While the focus is obviously on connectivity, Verizon also does something slightly unusual for the carrier IoT market by selling a one-size-fits-most sensor of its own creation, called the Critical Asset Sensor. This is a small sensor module that contains acceleration, temperature, pressure, light, humidity and shock sensors, along with GPS and network connectivity, so that it can fit a huge variety of IoT use cases. The idea is that they can be bought in bulk for an IoT implementation direct from Verizon, obviating the need to deal with a separate sensor vendor.
Sprint’s IoT offerings are partially provided under the umbrella of the company’s IoT Factory store, and the emphasis has been on various types of sensor-based service, including restaurant and food-service storage temperatures, smart building solutions for offices and other commercial property, as well as fleet management for terrestrial and marine vehicles.
Most of these are offered through Sprint via partnerships with vertical specialists in those areas, like Apptricity, CU Trak, M2M in Motion and Rently, among many others.

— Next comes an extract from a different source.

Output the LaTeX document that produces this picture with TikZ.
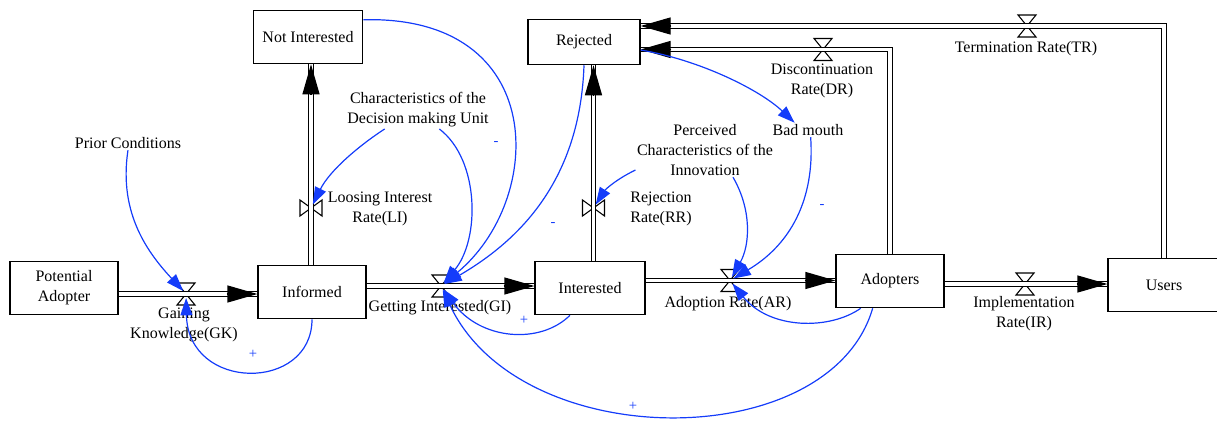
\documentclass[tikz,border=0pt]{standalone}
\usepackage{fontspec}
\setmainfont{Liberation Serif}
\usetikzlibrary{arrows.meta}
\definecolor{linkblue}{RGB}{20,60,250}

\begin{document}
\begin{tikzpicture}[x=0.75pt, y=-0.75pt, font=\fontsize{12}{15}\selectfont]
    \tikzset{stock/.style = {draw, line width=0.9pt, rectangle, align=center, minimum width=81pt, minimum height=40pt},
             pipe/.style = {double, double distance=2.3pt, line width=0.9pt},
             flowhead/.style = {-{Triangle[length=22.5pt, width=12.75pt]}, line width=0.9pt},
             link/.style = {draw=linkblue, line width=0.9pt, -{Triangle[length=13pt, width=9pt]}, shorten >=3pt},
             aux/.style = {align=center, inner sep=1pt},
             sign/.style = {text=linkblue, font=\fontsize{11}{11}\selectfont, inner sep=0pt},
             hourglass/.pic = {\draw[line width=0.8pt] (-6.75pt,8.25pt) -- (6.75pt,8.25pt) -- (-6.75pt,-8.25pt) -- (6.75pt,-8.25pt) -- cycle;},
             bowtie/.pic = {\draw[line width=0.8pt] (-8.25pt,6pt) -- (-8.25pt,-6pt) -- (8.25pt,6pt) -- (8.25pt,-6pt) -- cycle;}
            }
    \useasboundingbox (0,0) rectangle (1217,421);
    \node (pa) [stock] at (64,288) {Potential\\Adopter};
    \node (informed) [stock] at (312,292) {Informed};
    \node (notint) [stock, minimum width=82pt] at (308,37) {Not Interested};
    \node (rejected) [stock, minimum width=84pt, minimum height=34pt] at (584,42) {Rejected};
    \node (interested) [stock, minimum width=82.5pt] at (590,288) {Interested};
    \node (adopters) [stock] at (890,281) {Adopters};
    \node (users) [stock, minimum width=84pt] at (1164,285) {Users};

    \node (prior) [aux] at (128,143) {Prior Conditions};
    \node (cdmu) [aux] at (418,110) {Characteristics of the\\Decision making Unit};
    \node (pci) [aux] at (705,150) {Perceived\\Characteristics of the\\Innovation};
    \node (badmouth) [aux] at (808,130) {Bad mouth};

    \path (186,294) coordinate (gk) pic {hourglass};
    \path (311,208) coordinate (li) pic {bowtie};
    \path (441,286) coordinate (gi) pic {hourglass};
    \path (593.5,208) coordinate (rr) pic {bowtie};
    \path (730,280.5) coordinate (ar) pic {hourglass};
    \path (1025,284) coordinate (ir) pic {hourglass};
    \path (823,49.5) coordinate (dr) pic {hourglass};
    \path (1027,26) coordinate (tr) pic {hourglass};

    \node (gklabel) [aux] at (184,325) {Gaining\\Knowledge(GK)};
    \node (lilabel) [aux] at (380,209) {Loosing Interest\\Rate(LI)};
    \node (gilabel) [aux] at (440,308) {Getting Interested(GI)};
    \node (rrlabel) [aux] at (661,209) {Rejection\\Rate(RR)};
    \node (arlabel) [aux] at (728,304) {Adoption Rate(AR)};
    \node (irlabel) [aux] at (1024,314) {Implementation\\Rate(IR)};
    \node (drlabel) [aux] at (822,81) {Discontinuation\\Rate(DR)};
    \node (trlabel) [aux] at (1026,49) {Termination Rate(TR)};

    \draw[pipe] (pa.east |- gk) -- (informed.west |- gk);
    \draw[flowhead] ([xshift=-23pt]informed.west |- gk) -- (informed.west |- gk);
    \draw[pipe] (informed.north -| li) -- (notint.south -| li);
    \draw[flowhead] ([yshift=-23pt]notint.south -| li) -- (notint.south -| li);
    \draw[pipe] (informed.east |- gi) -- (interested.west |- gi);
    \draw[flowhead] ([xshift=-23pt]interested.west |- gi) -- (interested.west |- gi);
    \draw[pipe] (interested.north -| rr) -- (rejected.south -| rr);
    \draw[flowhead] ([yshift=-23pt]rejected.south -| rr) -- (rejected.south -| rr);
    \draw[pipe] (interested.east |- ar) -- (adopters.west |- ar);
    \draw[flowhead] ([xshift=-23pt]adopters.west |- ar) -- (adopters.west |- ar);
    \draw[pipe] (adopters.east |- ir) -- (users.west |- ir);
    \draw[flowhead] ([xshift=-23pt]users.west |- ir) -- (users.west |- ir);
    \draw[pipe] (adopters.north) |- (rejected.east |- dr);
    \draw[flowhead] ([xshift=23pt]rejected.east |- dr) -- (rejected.east |- dr);
    \draw[pipe] (users.north) |- (rejected.east |- tr);
    \draw[flowhead] ([xshift=23pt]rejected.east |- tr) -- (rejected.east |- tr);

    \draw[link] (prior.south) .. controls (118,215) and (150,255) .. (gk);
    \draw[link] (informed.south) .. controls (312,392) and (188,392) .. (gk);
    \draw[link] ([xshift=-25pt]cdmu.south) .. controls (360,145) and (330,170) .. (li);
    \draw[link] ([xshift=16pt]cdmu.south) .. controls (480,160) and (480,240) .. (gi);
    \draw[link] ([yshift=-7.5pt]notint.north east) .. controls (550,15) and (545,200) .. (gi);
    \draw[link] (rejected.south) .. controls (580,180) and (520,240) .. (gi);
    \draw[link] ([xshift=-15pt]interested.south) .. controls (540,345) and (480,340) .. (gi);
    \draw[link] ([xshift=-13pt]adopters.south) .. controls (830,455) and (520,455) .. (gi);
    \draw[link, shorten >=0pt] ([yshift=-6pt]rejected.east) .. controls (700,60) and (760,90) .. ([xshift=-10pt]badmouth.north);
    \draw[link] ([yshift=-15pt]pci.west) .. controls (615,180) and (605,190) .. (rr);
    \draw[link] ([xshift=21pt]pci.south) .. controls (752,210) and (750,245) .. (ar);
    \draw[link] ([xshift=2pt]badmouth.south) .. controls (815,200) and (790,245) .. (ar);
    \draw[link] ([xshift=-22pt]adopters.south) .. controls (830,330) and (770,330) .. (ar);

    \node (pgk) [sign] at (253,354) {+};
    \node (mni) [sign] at (496,143) {-};
    \node (mrj) [sign] at (553,224) {-};
    \node (pin) [sign] at (524,320) {+};
    \node (pad) [sign] at (633,406) {+};
    \node (mbm) [sign] at (822,206) {-};
\end{tikzpicture}
\end{document}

The company also has a dedicated IoT platform offering called Curiosity IoT, which leans on Arm’s platform security and connectivity management for basic functionality, but it promises most of the same functionality as the other Big Four vendors’ platforms. It provides a single pane of glass that integrates management and monitoring for every sensor on the network and shapes data into a standardized format for analysis on the back end.